Picture of Augustus Neander
Source: www.librarything.com

Johann August Wilhelm Neander belonged to a Jewish family and originally bore the name of David Mendel. He changed his name to Neander when he became a Christian in 1806. A German Lutheran, he studied with F D. Schleiermacher (1768-1834) in Berlin, but soon switched his interest from speculative theology to church history.

After a year of teaching in Heidelberg (1812), he returned to Berlin as professor of ecclesiastical history (1813). Here he attracted many students not only by the quality of his scholarship but also by the spirit of piety he brought to his work and the interest he showed in the personal aspects of history. From the first he wrote extensively on historical themes, beginning with biographical studies of significant figures like Julian the Apostate (1812), Bernard of Clairvaux (1813), John Chrysostom (1822), and Tertullian (1824). Turning to a whole movement, he offered a history of Gnosticism in 1818. When F C. Baur and D. F Strauss introduced a rationalistic interpretation of the New Testament and early Christian history, he strongly opposed them. He wrote a Life of Christ (1837) in answer to the theory purported by Strauss in Life of Jesus (1835-1836) that the Gospel record is simply a myth in historical dress.
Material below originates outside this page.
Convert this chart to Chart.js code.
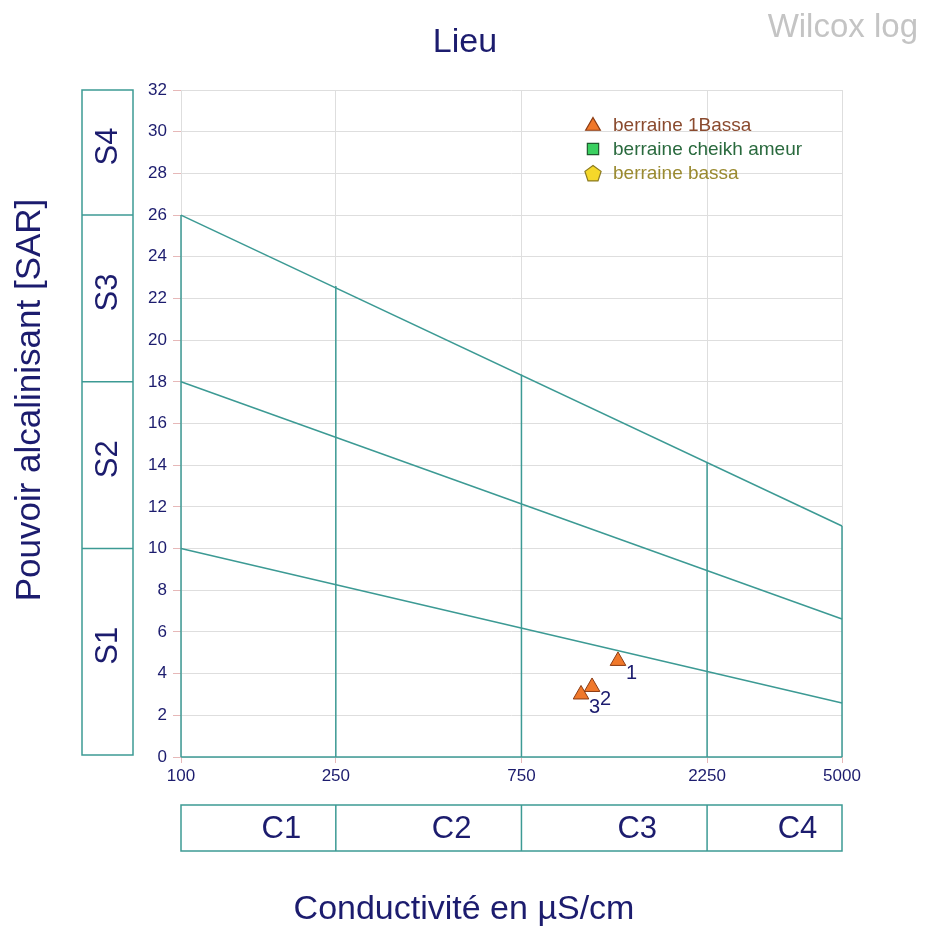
<!DOCTYPE html>
<html>
<head>
<meta charset="utf-8">
<script src="https://cdn.jsdelivr.net/npm/chart.js@4.4.1/dist/chart.umd.min.js"></script>
<style>
  body { margin: 0; background: #fff; }
  #wilcox { display: block; }
</style>
</head>
<body>
<canvas id="wilcox" width="927" height="930"></canvas>
<script>
// conductivity ticks (log axis) and SAR range
const xTicks = [100, 250, 750, 2250, 5000]
const yMin = 0, yMax = 32, yStep = 2

// boundary lines S1/S2, S2/S3, S3/S4 (SAR at 100 and 5000 µS/cm)
const lineX = [100, 5000]
const lineS1 = [10, 2.59]
const lineS2 = [18, 6.62]
const lineS3 = [26, 11.08]

// vertical class limits and the SAR where they meet the top line
const vertX = [250, 750, 2250, 5000]
const vertTop = [22.6, 18.35, 14.1, 11.08]

// class boxes
const sClasses = ['S1', 'S2', 'S3', 'S4']
const sLimits = [0, 10, 18, 26, 32]
const cClasses = ['C1', 'C2', 'C3', 'C4']
const cLimits = [100, 250, 750, 2250, 5000]

// samples
const seriesNames = ['berraine 1Bassa', 'berraine cheikh ameur', 'berraine bassa']
const bassa1Cond = [1328, 1139, 1067]
const bassa1Sar = [4.61, 3.36, 3.0]
const bassa1Ids = ['1', '2', '3']
const cheikhCond = []
const cheikhSar = []
const bassaCond = []
const bassaSar = []

const teal = '#3c9a94'
const navy = '#1c1c6e'
const font = '"Liberation Sans", Arial, sans-serif'

const toPts = (xs, ys) => xs.map((x, i) => ({ x: x, y: ys[i] }))

const lineDs = (data) => ({
    type: 'line',
    data: data,
    borderColor: teal,
    borderWidth: 1.5,
    pointRadius: 0,
    fill: false,
    clip: 4
})

const frameSets = [
    lineDs(toPts(lineX, lineS1)),
    lineDs(toPts(lineX, lineS2)),
    lineDs(toPts(lineX, lineS3)),
    lineDs([{ x: 100, y: 0 }, { x: 100, y: 26 }]),
    lineDs([{ x: 100, y: 0 }, { x: 5000, y: 0 }])
]
vertX.forEach((x, i) => {
    frameSets.push(lineDs([{ x: x, y: 0 }, { x: x, y: vertTop[i] }]))
})

const sampleSets = [
    {
        label: seriesNames[0],
        data: toPts(bassa1Cond, bassa1Sar),
        pointStyle: 'triangle',
        pointRadius: 9,
        backgroundColor: '#f0782a',
        borderColor: '#8a3a12',
        borderWidth: 1,
        ids: bassa1Ids,
        textColor: '#8a4a2e'
    },
    {
        label: seriesNames[1],
        data: toPts(cheikhCond, cheikhSar),
        pointStyle: 'rect',
        pointRadius: 8,
        backgroundColor: '#3ad060',
        borderColor: '#1f5a2e',
        borderWidth: 1,
        textColor: '#2a6a3e'
    },
    {
        label: seriesNames[2],
        data: toPts(bassaCond, bassaSar),
        pointStyle: 'circle',
        pointRadius: 8,
        backgroundColor: '#f5d82a',
        borderColor: '#8a7a20',
        borderWidth: 1,
        textColor: '#9a8a30',
        pentagon: true
    }
]

const drawPentagon = (ctx, x, y, r) => {
    ctx.beginPath()
    for (let k = 0; k < 5; k++) {
        const a = -Math.PI / 2 + k * 2 * Math.PI / 5
        const px = x + r * Math.cos(a)
        const py = y + r * Math.sin(a)
        if (k === 0) ctx.moveTo(px, py)
        else ctx.lineTo(px, py)
    }
    ctx.closePath()
    ctx.fill()
    ctx.stroke()
}

const decorPlugin = {
    id: 'decor',
    afterDraw(chart) {
        const ctx = chart.ctx
        const xs = chart.scales.x
        const ys = chart.scales.y
        ctx.save()

        // titles
        ctx.fillStyle = navy
        ctx.textAlign = 'center'
        ctx.textBaseline = 'middle'
        ctx.font = '34px ' + font
        ctx.fillText('Lieu', 465, 43)
        ctx.fillText('Conductivité en µS/cm', 464, 910)
        ctx.save()
        ctx.translate(30, 400)
        ctx.rotate(-Math.PI / 2)
        ctx.font = '35px ' + font
        ctx.fillText('Pouvoir alcalinisant [SAR]', 0, 0)
        ctx.restore()

        ctx.fillStyle = '#c4c4c4'
        ctx.textAlign = 'right'
        ctx.font = '33px ' + font
        ctx.fillText('Wilcox log', 918, 28)

        // S boxes
        ctx.strokeStyle = teal
        ctx.lineWidth = 1.5
        const bx0 = 82, bx1 = 133
        const sTop = ys.getPixelForValue(sLimits[sLimits.length - 1])
        const sBot = ys.getPixelForValue(sLimits[0]) - 2
        ctx.strokeRect(bx0, sTop, bx1 - bx0, sBot - sTop)
        for (let i = 1; i < sLimits.length - 1; i++) {
            const py = ys.getPixelForValue(sLimits[i])
            ctx.beginPath()
            ctx.moveTo(bx0, py)
            ctx.lineTo(bx1, py)
            ctx.stroke()
        }
        ctx.fillStyle = navy
        ctx.textAlign = 'center'
        ctx.font = '31px ' + font
        sClasses.forEach((s, i) => {
            const a = i === 0 ? sBot : ys.getPixelForValue(sLimits[i])
            const b = i === sClasses.length - 1 ? sTop : ys.getPixelForValue(sLimits[i + 1])
            ctx.save()
            ctx.translate(108, (a + b) / 2 - 6)
            ctx.rotate(-Math.PI / 2)
            ctx.fillText(s, 0, 0)
            ctx.restore()
        })

        // C boxes
        const cy0 = 805, cy1 = 851
        const cl = xs.getPixelForValue(cLimits[0])
        const cr = xs.getPixelForValue(cLimits[cLimits.length - 1])
        ctx.strokeRect(cl, cy0, cr - cl, cy1 - cy0)
        for (let i = 1; i < cLimits.length - 1; i++) {
            const px = xs.getPixelForValue(cLimits[i])
            ctx.beginPath()
            ctx.moveTo(px, cy0)
            ctx.lineTo(px, cy1)
            ctx.stroke()
        }
        cClasses.forEach((c, i) => {
            const a = xs.getPixelForValue(cLimits[i])
            const b = xs.getPixelForValue(cLimits[i + 1])
            ctx.fillText(c, (a + b) / 2 + 23, (cy0 + cy1) / 2 + 1)
        })

        // point labels
        ctx.font = '20px ' + font
        ctx.textAlign = 'left'
        chart.data.datasets.forEach((ds, di) => {
            if (!ds.ids) return
            const meta = chart.getDatasetMeta(di)
            meta.data.forEach((el, i) => {
                ctx.fillText(ds.ids[i], el.x + 8, el.y + 13)
            })
        })

        // legend
        ctx.font = '19px ' + font
        ctx.textBaseline = 'middle'
        sampleSets.forEach((ds, i) => {
            const ly = 125 + i * 24
            ctx.fillStyle = ds.backgroundColor
            ctx.strokeStyle = ds.borderColor
            ctx.lineWidth = 1.2
            if (ds.pentagon) {
                drawPentagon(ctx, 593, ly + 1, 8.5)
            } else {
                Chart.helpers.drawPoint(ctx, {
                    pointStyle: ds.pointStyle,
                    radius: ds.pointStyle === 'triangle' ? 8.5 : 8,
                    borderWidth: 1.2,
                    rotation: 0
                }, 593, ly + (ds.pointStyle === 'triangle' ? 1 : 0))
            }
            ctx.fillStyle = ds.textColor
            ctx.fillText(ds.label, 613, ly + 1)
        })

        ctx.restore()
    }
}

new Chart(document.getElementById('wilcox'), {
    type: 'scatter',
    data: { datasets: frameSets.concat(sampleSets) },
    plugins: [decorPlugin],
    options: {
        responsive: false,
        animation: false,
        layout: { padding: { left: 133, right: 85, top: 90, bottom: 143 } },
        plugins: {
            legend: { display: false },
            tooltip: { enabled: false },
            title: { display: false }
        },
        scales: {
            x: {
                type: 'logarithmic',
                min: xTicks[0],
                max: xTicks[xTicks.length - 1],
                afterBuildTicks: (scale) => { scale.ticks = xTicks.map(v => ({ value: v })) },
                afterFit: (scale) => { scale.height = 30 },
                ticks: {
                    autoSkip: false,
                    maxRotation: 0,
                    color: navy,
                    font: { size: 17, family: font },
                    padding: 3,
                    callback: (v) => String(v)
                },
                grid: { color: '#dedede', tickColor: '#e6b8b8', tickLength: 6 },
                border: { display: false }
            },
            y: {
                min: yMin,
                max: yMax,
                afterFit: (scale) => { scale.width = 48 },
                ticks: {
                    stepSize: yStep,
                    color: navy,
                    font: { size: 17, family: font },
                    padding: 6
                },
                grid: { color: '#dedede', tickColor: '#e6b8b8', tickLength: 8 },
                border: { display: false }
            }
        }
    }
})
</script>
</body>
</html>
With the maturing of his scholarship, Neander began to put together his more detailed monographs in broader historical works. His history of the apostolic age came out in two volumes under the title History of the Planting and Training of the Christian Church by the Apostles (1832-1833). Even before the publication of this work he had launched his most ambitious project, A General History of the Christian Religion and Church, which came out in six volumes beginning in 1826 and ending only after his death in 1852. Both these larger works were translated into English, the latter appearing in five volumes (1882) and the former in two volumes (1887-1888).

Neander had considerable influence not only in his own church and country but also further afield through the combination of scholarly excellence and personal interest that he achieved in his teaching and writing. This influence lived on in the American and English-speaking world through the historical work and writing of Philip Schaff (1819-1893), who studied and taught with Neander in Berlin prior to his appointment to Mercersburg in 1844. A basic conviction of Neander was that church history is not just an academic pursuit but part of the mission and ministry of the church.